The coaching market closed 31 days after the New York Jets opened it by firing Robert Saleh. Ten teams changed head coaches, the second-highest turnover in a non-strike year since the AFL-NFL merger. Six hires came from offensive coordinator backgrounds, reversing a three-year trend where defensive minds dominated the market. The Panthers paid $7.2 million annually to Evero on a five-year deal, slightly below the $8 million median for this cycle's first-time head coaches but above the $6.5 million Carolina offered Reich in 2023.
Evero's return matters because it signals how teams now view coordinator tenures as auditions rather than apprenticeships. He spent one season in Carolina before moving to Denver, then Buffalo, building leverage each year without waiting for organizational permission. The Panthers get a coach who already knows the personnel infrastructure and the stadium lease terms that complicate practice facility upgrades.

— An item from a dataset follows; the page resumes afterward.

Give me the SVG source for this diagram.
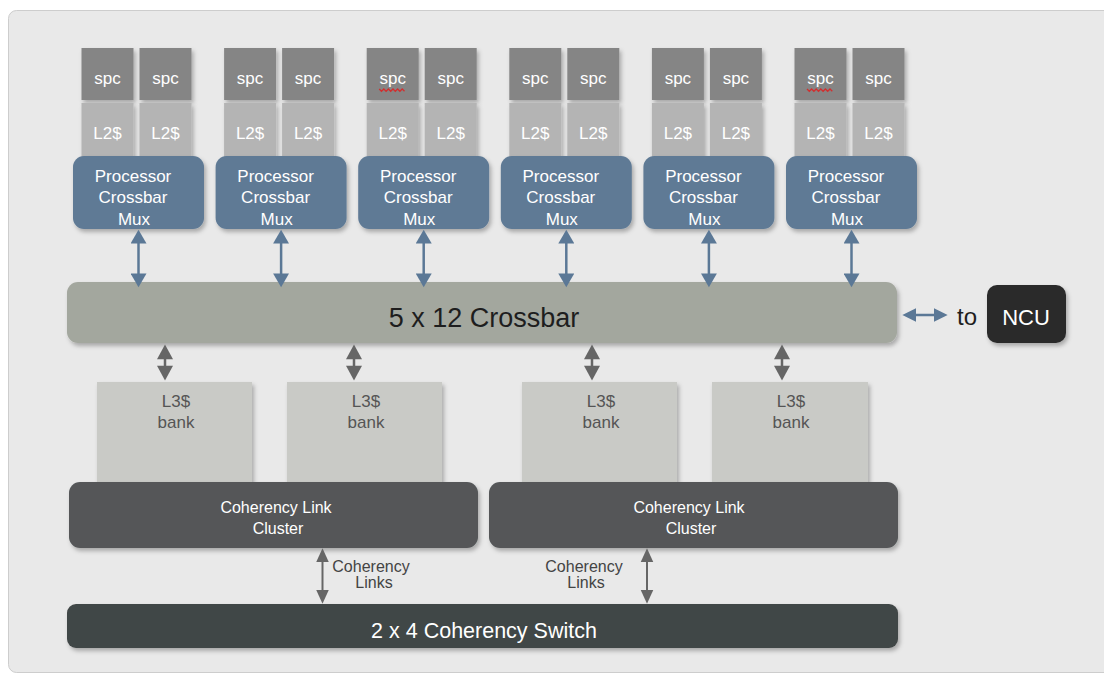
<svg xmlns="http://www.w3.org/2000/svg" width="1104" height="675" viewBox="0 0 1104 675">
<defs>
<filter id="sh" x="-10%" y="-10%" width="125%" height="140%">
<feDropShadow dx="2" dy="3" stdDeviation="2.2" flood-color="#000" flood-opacity="0.28"/>
</filter>
<marker id="ab" markerUnits="userSpaceOnUse" markerWidth="16" markerHeight="16" viewBox="0 0 13 15" refX="9" refY="7.5" orient="auto-start-reverse">
<path d="M0,0 L13,7.5 L0,15 z" fill="#5b7896"/>
</marker>
<marker id="ag" markerUnits="userSpaceOnUse" markerWidth="16" markerHeight="16" viewBox="0 0 13 14" refX="9" refY="7" orient="auto-start-reverse">
<path d="M0,0 L13,7 L0,14 z" fill="#666"/>
</marker>
<marker id="ac" markerUnits="userSpaceOnUse" markerWidth="14" markerHeight="14" viewBox="0 0 12 11" refX="8" refY="5.5" orient="auto-start-reverse">
<path d="M0,0 L12,5.5 L0,11 z" fill="#666"/>
</marker>
<marker id="an" markerUnits="userSpaceOnUse" markerWidth="14" markerHeight="14" viewBox="0 0 12 12" refX="8" refY="6" orient="auto-start-reverse">
<path d="M0,0 L12,6 L0,12 z" fill="#5b7896"/>
</marker>
</defs>
<style>
text{font-family:"Liberation Sans",Arial,Helvetica,sans-serif;text-anchor:middle}
.spc{fill:#858585;filter:url(#sh)}
.l2{fill:#b4b4b4;filter:url(#sh)}
.mux{fill:#5f7a95;filter:url(#sh)}
.wt{fill:#fff;font-size:17px}
.l3{fill:#c9cac6;filter:url(#sh)}
.l3t{fill:#555;font-size:17px}
.clu{fill:#545759;filter:url(#sh)}
.ct{fill:#fff;font-size:16px}
.blue{stroke:#5b7896;stroke-width:2.5;fill:none;marker-start:url(#ab);marker-end:url(#ab)}
.gray{stroke:#666;stroke-width:2.5;fill:none;marker-start:url(#ag);marker-end:url(#ag)}
.coh{stroke:#666;stroke-width:2;fill:none;marker-start:url(#ac);marker-end:url(#ac)}
.ncu{stroke:#5b7896;stroke-width:2.5;fill:none;marker-start:url(#an);marker-end:url(#an)}
.lbl{fill:#444;font-size:16px}
.sq{stroke:#d03030;stroke-width:1.3;fill:none}
</style>
<rect x="8.5" y="10.5" width="1110" height="662" rx="8" fill="#e9e9e9" stroke="#cdcdcd" stroke-width="1"/>

<g id="cpu0">
<rect class="spc" x="81.5" y="48" width="52" height="52"/>
<rect class="spc" x="139.5" y="48" width="52" height="52"/>
<rect class="l2" x="81.5" y="103" width="52" height="60"/>
<rect class="l2" x="139.5" y="103" width="52" height="60"/>
<text class="wt" x="107.5" y="84">spc</text>
<text class="wt" x="165.5" y="84">spc</text>
<text class="wt" x="107.5" y="139">L2$</text>
<text class="wt" x="165.5" y="139">L2$</text>
<rect class="mux" x="73" y="156" width="131" height="73" rx="11"/>
<text class="wt" x="133" y="182">Processor</text>
<text class="wt" x="133" y="203">Crossbar</text>
<text class="wt" x="134" y="225">Mux</text>
</g>
<g id="cpu1" transform="translate(142.6,0)">
<rect class="spc" x="81.5" y="48" width="52" height="52"/>
<rect class="spc" x="139.5" y="48" width="52" height="52"/>
<rect class="l2" x="81.5" y="103" width="52" height="60"/>
<rect class="l2" x="139.5" y="103" width="52" height="60"/>
<text class="wt" x="107.5" y="84">spc</text>
<text class="wt" x="165.5" y="84">spc</text>
<text class="wt" x="107.5" y="139">L2$</text>
<text class="wt" x="165.5" y="139">L2$</text>
<rect class="mux" x="73" y="156" width="131" height="73" rx="11"/>
<text class="wt" x="133" y="182">Processor</text>
<text class="wt" x="133" y="203">Crossbar</text>
<text class="wt" x="134" y="225">Mux</text>
</g>
<g id="cpu2" transform="translate(285.2,0)">
<rect class="spc" x="81.5" y="48" width="52" height="52"/>
<rect class="spc" x="139.5" y="48" width="52" height="52"/>
<rect class="l2" x="81.5" y="103" width="52" height="60"/>
<rect class="l2" x="139.5" y="103" width="52" height="60"/>
<text class="wt" x="107.5" y="84">spc</text>
<path class="sq" d="M94,89 l2.3,2.3 l2.3,-2.3 l2.3,2.3 l2.3,-2.3 l2.3,2.3 l2.3,-2.3 l2.3,2.3 l2.3,-2.3 l2.3,2.3 l2.3,-2.3 l2.3,2.3"/>
<text class="wt" x="165.5" y="84">spc</text>
<text class="wt" x="107.5" y="139">L2$</text>
<text class="wt" x="165.5" y="139">L2$</text>
<rect class="mux" x="73" y="156" width="131" height="73" rx="11"/>
<text class="wt" x="133" y="182">Processor</text>
<text class="wt" x="133" y="203">Crossbar</text>
<text class="wt" x="134" y="225">Mux</text>
</g>
<g id="cpu3" transform="translate(427.8,0)">
<rect class="spc" x="81.5" y="48" width="52" height="52"/>
<rect class="spc" x="139.5" y="48" width="52" height="52"/>
<rect class="l2" x="81.5" y="103" width="52" height="60"/>
<rect class="l2" x="139.5" y="103" width="52" height="60"/>
<text class="wt" x="107.5" y="84">spc</text>
<text class="wt" x="165.5" y="84">spc</text>
<text class="wt" x="107.5" y="139">L2$</text>
<text class="wt" x="165.5" y="139">L2$</text>
<rect class="mux" x="73" y="156" width="131" height="73" rx="11"/>
<text class="wt" x="133" y="182">Processor</text>
<text class="wt" x="133" y="203">Crossbar</text>
<text class="wt" x="134" y="225">Mux</text>
</g>
<g id="cpu4" transform="translate(570.4,0)">
<rect class="spc" x="81.5" y="48" width="52" height="52"/>
<rect class="spc" x="139.5" y="48" width="52" height="52"/>
<rect class="l2" x="81.5" y="103" width="52" height="60"/>
<rect class="l2" x="139.5" y="103" width="52" height="60"/>
<text class="wt" x="107.5" y="84">spc</text>
<text class="wt" x="165.5" y="84">spc</text>
<text class="wt" x="107.5" y="139">L2$</text>
<text class="wt" x="165.5" y="139">L2$</text>
<rect class="mux" x="73" y="156" width="131" height="73" rx="11"/>
<text class="wt" x="133" y="182">Processor</text>
<text class="wt" x="133" y="203">Crossbar</text>
<text class="wt" x="134" y="225">Mux</text>
</g>
<g id="cpu5" transform="translate(713,0)">
<rect class="spc" x="81.5" y="48" width="52" height="52"/>
<rect class="spc" x="139.5" y="48" width="52" height="52"/>
<rect class="l2" x="81.5" y="103" width="52" height="60"/>
<rect class="l2" x="139.5" y="103" width="52" height="60"/>
<text class="wt" x="107.5" y="84">spc</text>
<path class="sq" d="M94,89 l2.3,2.3 l2.3,-2.3 l2.3,2.3 l2.3,-2.3 l2.3,2.3 l2.3,-2.3 l2.3,2.3 l2.3,-2.3 l2.3,2.3 l2.3,-2.3 l2.3,2.3"/>
<text class="wt" x="165.5" y="84">spc</text>
<text class="wt" x="107.5" y="139">L2$</text>
<text class="wt" x="165.5" y="139">L2$</text>
<rect class="mux" x="73" y="156" width="131" height="73" rx="11"/>
<text class="wt" x="133" y="182">Processor</text>
<text class="wt" x="133" y="203">Crossbar</text>
<text class="wt" x="134" y="225">Mux</text>
</g>

<g id="crossbar">
<rect x="67" y="282" width="830" height="61" rx="11" fill="#a3a79e" filter="url(#sh)"/>
<text x="484" y="327" font-size="27" fill="#1e1e1e">5 x 12 Crossbar</text>
</g>

<g id="ncu">
<rect x="987" y="285" width="79" height="58" rx="10" fill="#2b2b2b" filter="url(#sh)"/>
<text x="1026" y="325" font-size="22" fill="#fff">NCU</text>
</g>
<text id="to-label" x="967" y="325" font-size="24" fill="#1e1e1e">to</text>

<g id="l3bank0">
<rect class="l3" x="97" y="382" width="155" height="102"/>
<text class="l3t" x="176" y="407">L3$</text>
<text class="l3t" x="176" y="428">bank</text>
</g>
<g id="l3bank1">
<rect class="l3" x="287" y="382" width="155" height="102"/>
<text class="l3t" x="366" y="407">L3$</text>
<text class="l3t" x="366" y="428">bank</text>
</g>
<g id="l3bank2">
<rect class="l3" x="522" y="382" width="155" height="102"/>
<text class="l3t" x="601" y="407">L3$</text>
<text class="l3t" x="601" y="428">bank</text>
</g>
<g id="l3bank3">
<rect class="l3" x="712" y="382" width="156" height="102"/>
<text class="l3t" x="791" y="407">L3$</text>
<text class="l3t" x="791" y="428">bank</text>
</g>

<g id="cluster0">
<rect class="clu" x="69" y="482" width="409" height="66" rx="11"/>
<text class="ct" x="276" y="513">Coherency Link</text>
<text class="ct" x="278" y="534">Cluster</text>
</g>
<g id="cluster1">
<rect class="clu" x="489" y="482" width="409" height="66" rx="11"/>
<text class="ct" x="689" y="513">Coherency Link</text>
<text class="ct" x="691" y="534">Cluster</text>
</g>

<g id="switch">
<rect x="67" y="604" width="831" height="44" rx="9" fill="#414646" filter="url(#sh)"/>
<text x="484" y="638" font-size="21.5" fill="#fff">2 x 4 Coherency Switch</text>
</g>

<g id="connectors">
<line class="blue" x1="138.5" y1="234" x2="138.5" y2="283"/>
<line class="blue" x1="281.1" y1="234" x2="281.1" y2="283"/>
<line class="blue" x1="423.7" y1="234" x2="423.7" y2="283"/>
<line class="blue" x1="566.3" y1="234" x2="566.3" y2="283"/>
<line class="blue" x1="708.9" y1="234" x2="708.9" y2="283"/>
<line class="blue" x1="851.5" y1="234" x2="851.5" y2="283"/>
<line class="gray" x1="165" y1="349" x2="165" y2="376"/>
<line class="gray" x1="354" y1="349" x2="354" y2="376"/>
<line class="gray" x1="592" y1="349" x2="592" y2="376"/>
<line class="gray" x1="782" y1="349" x2="782" y2="376"/>
<line class="ncu" x1="907" y1="315" x2="943" y2="315"/>
<line class="coh" x1="322.5" y1="553" x2="322.5" y2="599"/>
<line class="coh" x1="647" y1="553" x2="647" y2="599"/>
</g>
<g id="link-labels">
<text class="lbl" x="371" y="572">Coherency</text>
<text class="lbl" x="374" y="588">Links</text>
<text class="lbl" x="584" y="572">Coherency</text>
<text class="lbl" x="586" y="588">Links</text>
</g>
</svg>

Evero inherits quarterback Bryce Young on a rookie contract with $18.2 million in remaining guarantees and three years of club options, a timeline that aligns with his own deal and removes the immediate pressure to draft a signal-caller.
The broader coaching market shifted compensation structure this cycle. Four teams included stadium naming rights revenue in the total package, tying coach pay to commercial performance rather than win totals alone. The Las Vegas Raiders offered their new head coach a 0.4% equity stake in Allegiant Stadium's entertainment district, valued at roughly $3.2 million over the contract term. Carolina did not include equity, but Evero's deal contains performance escalators tied to playoff appearances that could push annual value above $9 million by year three.

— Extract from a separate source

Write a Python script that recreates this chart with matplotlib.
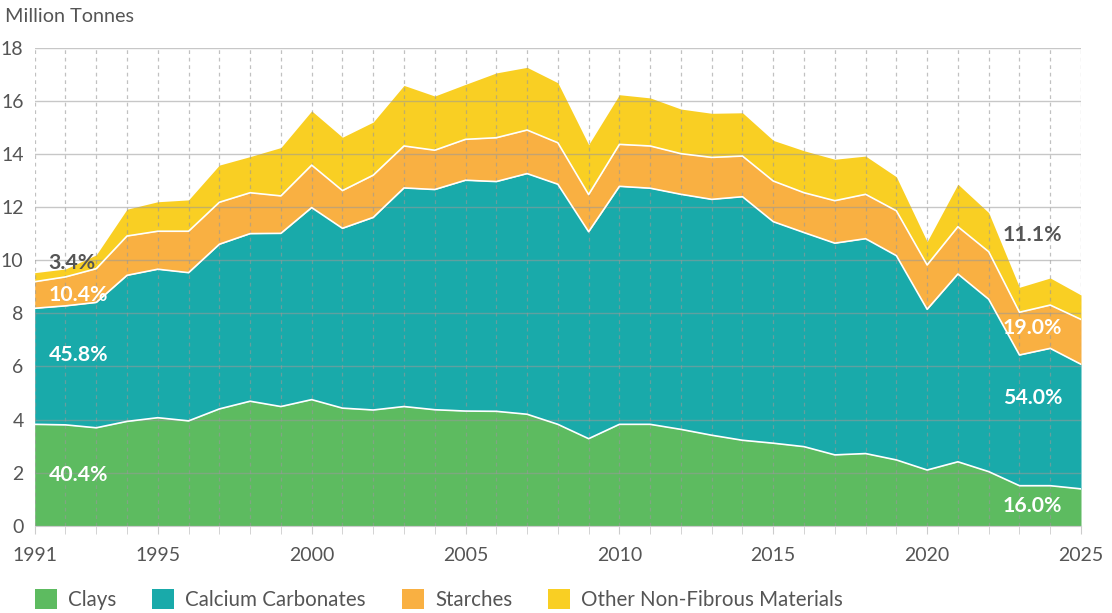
import numpy as np
import matplotlib.pyplot as plt
from matplotlib.patches import Patch
from matplotlib.ticker import MultipleLocator

plt.rcParams['font.family'] = ['Lato', 'DejaVu Sans']

years = np.arange(1991, 2026)

# Million tonnes per year, per material
clays = [3.82, 3.80, 3.69, 3.93, 4.07, 3.95, 4.40, 4.69, 4.49, 4.75,
         4.43, 4.36, 4.49, 4.37, 4.32, 4.31, 4.20, 3.82, 3.28, 3.82,
         3.82, 3.63, 3.41, 3.22, 3.11, 2.98, 2.67, 2.72, 2.48, 2.10,
         2.41, 2.04, 1.51, 1.51, 1.39]
carbonates = [4.37, 4.48, 4.72, 5.50, 5.59, 5.58, 6.20, 6.31, 6.52, 7.23,
              6.77, 7.25, 8.23, 8.29, 8.69, 8.65, 9.06, 9.04, 7.79, 8.96,
              8.89, 8.85, 8.88, 9.17, 8.34, 8.06, 7.97, 8.09, 7.69, 6.05,
              7.07, 6.49, 4.92, 5.17, 4.69]
starches = [1.00, 1.09, 1.27, 1.48, 1.43, 1.56, 1.58, 1.54, 1.41, 1.60,
            1.42, 1.59, 1.58, 1.48, 1.54, 1.65, 1.64, 1.56, 1.40, 1.58,
            1.59, 1.53, 1.58, 1.53, 1.53, 1.50, 1.60, 1.67, 1.69, 1.67,
            1.78, 1.79, 1.61, 1.63, 1.69]
other = [0.34, 0.30, 0.52, 1.01, 1.11, 1.18, 1.40, 1.36, 1.82, 2.04,
         2.01, 2.00, 2.28, 2.04, 2.07, 2.44, 2.36, 2.26, 1.88, 1.87,
         1.81, 1.68, 1.66, 1.63, 1.53, 1.58, 1.56, 1.44, 1.28, 0.88,
         1.60, 1.47, 0.94, 1.02, 0.92]

names = ['Clays', 'Calcium Carbonates', 'Starches', 'Other Non-Fibrous Materials']
colors = ['#5dbb60', '#19aaaa', '#f9b042', '#f9cf23']
xticks = [1991, 1995, 2000, 2005, 2010, 2015, 2020, 2025]

# share labels at the start and end years
start_labels = ['40.4%', '45.8%', '10.4%', '3.4%']
end_labels = ['16.0%', '54.0%', '19.0%', '11.1%']

series = np.array([clays, carbonates, starches, other])
tops = np.cumsum(series, axis=0)
bottoms = np.vstack([np.zeros(len(years)), tops[:-1]])

fig = plt.figure(figsize=(11.12, 6.13), dpi=100)
ax = fig.add_axes([34.7 / 1112, 87.2 / 613, 1046.3 / 1112, 478.1 / 613])

for i in range(4):
    ax.fill_between(years, bottoms[i], tops[i], color=colors[i], lw=0, zorder=1)
# white borders between the layers
for i in range(3):
    ax.plot(years, tops[i], color='white', lw=1.2, zorder=3)

ax.set_xlim(1991, 2025)
ax.set_ylim(0, 18)
ax.set_xticks(xticks)
ax.xaxis.set_minor_locator(MultipleLocator(1))
ax.set_yticks(np.arange(0, 19, 2))

ax.grid(axis='y', color='#999999', lw=1, alpha=0.55, zorder=2)
ax.grid(axis='x', which='both', color='#999999', lw=0.9, ls=(0, (3, 3)), alpha=0.6, zorder=2)
ax.set_axisbelow(False)

for s in ['top', 'right', 'left']:
    ax.spines[s].set_visible(False)
ax.spines['bottom'].set_color('#cccccc')
ax.spines['bottom'].set_zorder(4)

ax.tick_params(axis='x', which='both', length=6, color='#cccccc', pad=9,
               labelsize=14, labelcolor='#555555')
ax.tick_params(axis='y', length=0, pad=8, labelsize=14, labelcolor='#555555')

x0 = 1991.45
for lab, y, c in zip(start_labels, [1.91, 6.43, 8.68, 9.89],
                     ['white', 'white', 'white', '#555555']):
    ax.text(x0, y, lab, color=c, fontsize=15.3, fontweight='bold', va='center', ha='left', zorder=5)
x1 = 2024.4
for lab, y, c in zip(end_labels, [0.75, 4.81, 7.45, 10.94],
                     ['white', 'white', 'white', '#555555']):
    ax.text(x1, y, lab, color=c, fontsize=15.3, fontweight='bold', va='center', ha='right', zorder=5)

fig.text(5 / 1112, 1 - 17 / 613, 'Million Tonnes', fontsize=14.3, color='#555555', va='center')

handles = [Patch(facecolor=c, edgecolor='none') for c in colors]
fig.legend(handles, names, loc='lower left', bbox_to_anchor=(35 / 1112, 3 / 613), ncol=4,
           frameon=False, fontsize=14.8, labelcolor='#555555', handlelength=1.07,
           handleheight=1.07, handletextpad=0.54, columnspacing=1.75,
           borderpad=0, borderaxespad=0)

fig.savefig('out.png', dpi=100)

Coordinator salaries reset upward as a result. Ten offensive and defensive coordinators signed extensions or new contracts in the two weeks after head coach hires concluded, with average annual salaries jumping 18% from the prior year. Teams that lost coordinators to head coaching jobs paid retention bonuses to prevent further departures; the Buffalo Bills gave defensive coordinator Bobby Babich an additional $1.8 million to stay after Evero left. The arms race accelerates because owners now view coordinator stability as injury insurance for the head coach role.

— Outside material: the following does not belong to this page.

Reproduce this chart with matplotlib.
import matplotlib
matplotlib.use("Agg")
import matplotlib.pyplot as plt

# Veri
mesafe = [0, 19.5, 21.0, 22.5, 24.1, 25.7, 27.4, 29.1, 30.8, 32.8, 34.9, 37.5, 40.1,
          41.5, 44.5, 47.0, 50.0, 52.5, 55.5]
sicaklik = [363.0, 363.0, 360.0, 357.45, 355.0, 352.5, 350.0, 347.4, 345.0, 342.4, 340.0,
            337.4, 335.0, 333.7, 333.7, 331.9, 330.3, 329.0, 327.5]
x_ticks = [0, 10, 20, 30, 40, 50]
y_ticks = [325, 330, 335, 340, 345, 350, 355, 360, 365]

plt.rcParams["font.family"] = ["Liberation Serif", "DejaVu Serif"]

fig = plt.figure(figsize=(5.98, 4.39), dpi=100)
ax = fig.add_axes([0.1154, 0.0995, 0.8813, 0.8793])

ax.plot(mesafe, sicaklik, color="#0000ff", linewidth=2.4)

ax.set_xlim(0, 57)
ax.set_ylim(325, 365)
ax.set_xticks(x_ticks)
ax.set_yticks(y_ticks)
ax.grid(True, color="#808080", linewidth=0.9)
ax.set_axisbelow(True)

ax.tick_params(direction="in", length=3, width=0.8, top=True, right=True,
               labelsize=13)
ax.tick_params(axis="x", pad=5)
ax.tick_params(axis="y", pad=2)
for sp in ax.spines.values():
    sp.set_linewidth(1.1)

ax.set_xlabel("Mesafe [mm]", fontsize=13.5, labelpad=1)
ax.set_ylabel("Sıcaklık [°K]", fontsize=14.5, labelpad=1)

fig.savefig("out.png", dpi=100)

Watch whether Evero hires from his Buffalo or Denver staffs, which determines whether Carolina runs a 3-4 or 4-3 base defense and influences their April draft priorities. The team holds the fourth overall pick and needs edge help regardless, but scheme dictates whether they target a pure pass rusher or a hybrid linebacker. Offensive coordinator interviews begin next week, with Carolina expected to pursue candidates who specialize in quick-passing schemes that protect Young from the pressure he saw on 43% of dropbacks last season. The Panthers' primary sponsor, Bank of America, holds veto rights over coordinator hires under the current stadium naming deal, a clause written in 2021 that most teams abandoned by 2024.
Evero's introductory press conference is scheduled for Thursday at Bank of America Stadium, where he will address the quarterback situation and the $34 million in dead cap space Carolina carries from Reich's buyout and previous roster cuts.